Restate each of the lines given below, word for word.

====== Data lines ======

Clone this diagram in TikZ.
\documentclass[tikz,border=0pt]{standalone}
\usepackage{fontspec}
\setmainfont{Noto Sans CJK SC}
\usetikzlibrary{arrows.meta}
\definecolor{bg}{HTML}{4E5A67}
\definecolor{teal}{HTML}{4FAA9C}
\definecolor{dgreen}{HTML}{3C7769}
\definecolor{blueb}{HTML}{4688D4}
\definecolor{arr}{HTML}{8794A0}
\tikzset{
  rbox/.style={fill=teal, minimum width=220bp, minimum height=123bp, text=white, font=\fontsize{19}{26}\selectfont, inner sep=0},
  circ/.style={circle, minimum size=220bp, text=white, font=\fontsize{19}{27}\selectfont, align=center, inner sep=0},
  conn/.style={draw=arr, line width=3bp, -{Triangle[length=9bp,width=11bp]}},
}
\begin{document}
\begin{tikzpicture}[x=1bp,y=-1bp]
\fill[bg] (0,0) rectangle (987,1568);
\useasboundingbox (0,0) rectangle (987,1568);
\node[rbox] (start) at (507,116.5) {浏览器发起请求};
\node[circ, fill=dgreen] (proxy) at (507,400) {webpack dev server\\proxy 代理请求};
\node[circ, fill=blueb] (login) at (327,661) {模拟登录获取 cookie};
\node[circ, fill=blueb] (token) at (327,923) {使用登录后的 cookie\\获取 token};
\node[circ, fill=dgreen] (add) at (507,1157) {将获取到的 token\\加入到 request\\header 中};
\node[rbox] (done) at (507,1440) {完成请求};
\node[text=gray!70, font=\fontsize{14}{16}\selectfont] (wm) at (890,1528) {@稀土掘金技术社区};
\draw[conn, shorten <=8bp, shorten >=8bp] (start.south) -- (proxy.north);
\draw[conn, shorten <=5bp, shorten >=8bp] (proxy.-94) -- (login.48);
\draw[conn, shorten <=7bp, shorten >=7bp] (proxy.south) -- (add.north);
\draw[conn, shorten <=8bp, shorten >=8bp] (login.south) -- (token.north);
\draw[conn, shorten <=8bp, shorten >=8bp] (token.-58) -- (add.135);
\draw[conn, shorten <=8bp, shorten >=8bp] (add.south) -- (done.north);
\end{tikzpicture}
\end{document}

======

Finished task
Clone this diagram in TikZ.
\documentclass[tikz,border=0pt]{standalone}
\usepackage{fontspec}
\setmainfont{Noto Sans CJK SC}
\usetikzlibrary{arrows.meta}
\definecolor{bg}{HTML}{4E5A67}
\definecolor{teal}{HTML}{4FAA9C}
\definecolor{dgreen}{HTML}{3C7769}
\definecolor{blueb}{HTML}{4688D4}
\definecolor{arr}{HTML}{8794A0}
\tikzset{
  rbox/.style={fill=teal, minimum width=220bp, minimum height=123bp, text=white, font=\fontsize{19}{26}\selectfont, inner sep=0},
  circ/.style={circle, minimum size=220bp, text=white, font=\fontsize{19}{27}\selectfont, align=center, inner sep=0},
  conn/.style={draw=arr, line width=3bp, -{Triangle[length=9bp,width=11bp]}},
}
\begin{document}
\begin{tikzpicture}[x=1bp,y=-1bp]
\fill[bg] (0,0) rectangle (987,1568);
\useasboundingbox (0,0) rectangle (987,1568);
\node[rbox] (start) at (507,116.5) {浏览器发起请求};
\node[circ, fill=dgreen] (proxy) at (507,400) {webpack dev server\\proxy 代理请求};
\node[circ, fill=blueb] (login) at (327,661) {模拟登录获取 cookie};
\node[circ, fill=blueb] (token) at (327,923) {使用登录后的 cookie\\获取 token};
\node[circ, fill=dgreen] (add) at (507,1157) {将获取到的 token\\加入到 request\\header 中};
\node[rbox] (done) at (507,1440) {完成请求};
\node[text=gray!70, font=\fontsize{14}{16}\selectfont] (wm) at (890,1528) {@稀土掘金技术社区};
\draw[conn, shorten <=8bp, shorten >=8bp] (start.south) -- (proxy.north);
\draw[conn, shorten <=5bp, shorten >=8bp] (proxy.-94) -- (login.48);
\draw[conn, shorten <=7bp, shorten >=7bp] (proxy.south) -- (add.north);
\draw[conn, shorten <=8bp, shorten >=8bp] (login.south) -- (token.north);
\draw[conn, shorten <=8bp, shorten >=8bp] (token.-58) -- (add.135);
\draw[conn, shorten <=8bp, shorten >=8bp] (add.south) -- (done.north);
\end{tikzpicture}
\end{document}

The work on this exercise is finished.